The process and procedure involved in calculating and paying federal income tax is one reason April 15 is regarded as a day which continues to live in infamy. Filing a return for most people is an unfathomably complicated process that seems to involve every aspect of daily life, from the simple act of inhaling and exhaling on up. Living in one state and working in another, buying or selling property, capital gains, exceptions, exemptions, deductions, reductions— all these sometimes have even experienced tax return preparation specialists left shaking their heads.

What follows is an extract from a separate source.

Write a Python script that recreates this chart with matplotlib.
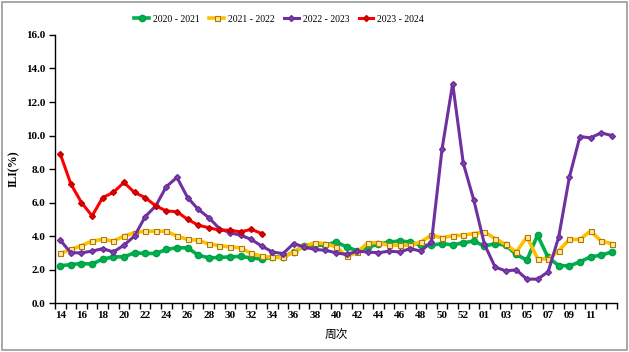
import matplotlib.pyplot as plt
import numpy as np

weeks = [str(w) for w in range(14, 54)] + ["%02d" % w for w in range(1, 14)]

ili_2020 = [2.22, 2.30, 2.36, 2.33, 2.62, 2.76, 2.76, 3.00, 2.96, 2.96,
            3.20, 3.30, 3.30, 2.86, 2.70, 2.72, 2.76, 2.78, 2.70, 2.62,
            2.75, 2.75, 3.05, 3.40, 3.45, 3.45, 3.65, 3.35, 3.12, 3.35,
            3.50, 3.65, 3.70, 3.65, 3.45, 3.45, 3.55, 3.47, 3.60, 3.70,
            3.40, 3.55, 3.45, 2.90, 2.56, 4.05, 2.72, 2.24, 2.22, 2.46,
            2.76, 2.86, 3.05]
ili_2021 = [2.96, 3.20, 3.43, 3.70, 3.80, 3.70, 4.00, 4.20, 4.28, 4.30,
            4.28, 4.00, 3.80, 3.75, 3.53, 3.43, 3.35, 3.30, 2.96, 2.80,
            2.72, 2.72, 3.05, 3.40, 3.60, 3.55, 3.35, 2.80, 3.02, 3.60,
            3.60, 3.45, 3.45, 3.45, 3.65, 4.05, 3.90, 4.02, 4.05, 4.15,
            4.25, 3.85, 3.50, 3.05, 3.95, 2.66, 2.62, 3.12, 3.80, 3.80,
            4.30, 3.70, 3.55]
ili_2022 = [3.75, 3.00, 3.00, 3.10, 3.25, 3.05, 3.45, 4.00, 5.15, 5.80,
            6.95, 7.50, 6.30, 5.60, 5.10, 4.45, 4.20, 4.05, 3.80, 3.40,
            3.05, 2.95, 3.55, 3.35, 3.20, 3.15, 3.00, 2.90, 3.10, 3.05,
            3.00, 3.10, 3.05, 3.25, 3.10, 3.65, 9.20, 13.10, 8.35, 6.13,
            3.50, 2.15, 1.92, 1.98, 1.43, 1.43, 1.86, 3.95, 7.50, 9.94,
            9.86, 10.16, 10.00]
ili_2023 = [8.90, 7.10, 6.00, 5.20, 6.30, 6.60, 7.20, 6.60, 6.30, 5.80,
            5.50, 5.45, 5.00, 4.65, 4.50, 4.35, 4.35, 4.25, 4.40, 4.15]

seasons = ["2020 - 2021", "2021 - 2022", "2022 - 2023", "2023 - 2024"]

plt.rcParams['font.family'] = ['Liberation Serif', 'Noto Sans CJK SC']

fig = plt.figure(figsize=(6.29, 3.52), dpi=100)
ax = fig.add_axes([0.0874, 0.139, 0.8936, 0.7616])

x = np.arange(len(weeks))
ax.plot(x[:len(ili_2020)], ili_2020, color="#00B050", lw=2.6, marker="o",
        ms=4.5, mfc="#00B050", mec="#00A040", label=seasons[0])
ax.plot(x[:len(ili_2021)], ili_2021, color="#FFC000", lw=2.6, marker="s",
        ms=3.6, mfc="#FFE9A0", mec="#B07A00", mew=0.8, label=seasons[1])
ax.plot(x[:len(ili_2022)], ili_2022, color="#7030A0", lw=2.2, marker="D",
        ms=3, mfc="#8040B0", mec="#6A2D9A", label=seasons[2])
ax.plot(x[:len(ili_2023)], ili_2023, color="#FF0000", lw=2.2, marker="D",
        ms=3, mfc="#E00000", mec="#C00000", label=seasons[3])

ax.set_xlim(-0.5, len(weeks) - 0.5)
ax.set_ylim(0, 16)
ax.set_yticks(np.arange(0, 17, 2))
ax.set_yticklabels(["%.1f" % v for v in np.arange(0, 17, 2)],
                   fontsize=8, fontweight="bold")
# labels every second week, the last one shown is week 11
ax.set_xticks(x[:51:2])
ax.set_xticklabels(weeks[:51:2], fontsize=8, fontweight="bold")
ax.set_xticks(np.arange(-0.5, len(weeks), 1), minor=True)
ax.tick_params(axis="x", which="major", length=0, pad=6)
ax.tick_params(axis="x", which="minor", length=4, direction="out", width=1)
ax.tick_params(axis="y", length=4, direction="out", width=1, pad=3)

for side in ["top", "right"]:
    ax.spines[side].set_visible(False)
for side in ["left", "bottom"]:
    ax.spines[side].set_linewidth(1.0)

ax.set_ylabel("ILI(%)", fontsize=8.5, fontweight="bold", labelpad=4)
ax.set_xlabel("周次", fontsize=8.5, family=["Noto Sans CJK SC"], labelpad=6)

fig.legend(loc="center", bbox_to_anchor=(0.444, 0.946), ncol=4, frameon=False,
           fontsize=7, handlelength=1.5, columnspacing=1.0, handletextpad=0.4)

# grey frame around the whole picture
fig.patches.append(plt.Rectangle((0.003, 0.005), 0.994, 0.99, transform=fig.transFigure,
                                 fill=False, edgecolor="#9a9a9a", lw=1.2))

plt.savefig("out.png", dpi=100)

It seems to us that the whole business of making out a tax return, especially on the federal level, is far more complicated than it needs to be. There are reasons for the number of different forms, but surely some can be combined or consolidated and surely someone versed in devising such forms can revise them to make them more efficient and less confusing. As loyal American citizens we do not shirk our duty to support the government we believe is the freest and best in the world, no matter our opinion of some of the people currently holding office. We do not think it would lessen our patriotic fervor in the least, however, if the way we pay for that government were made a little less complicated and therefore a lot less painful.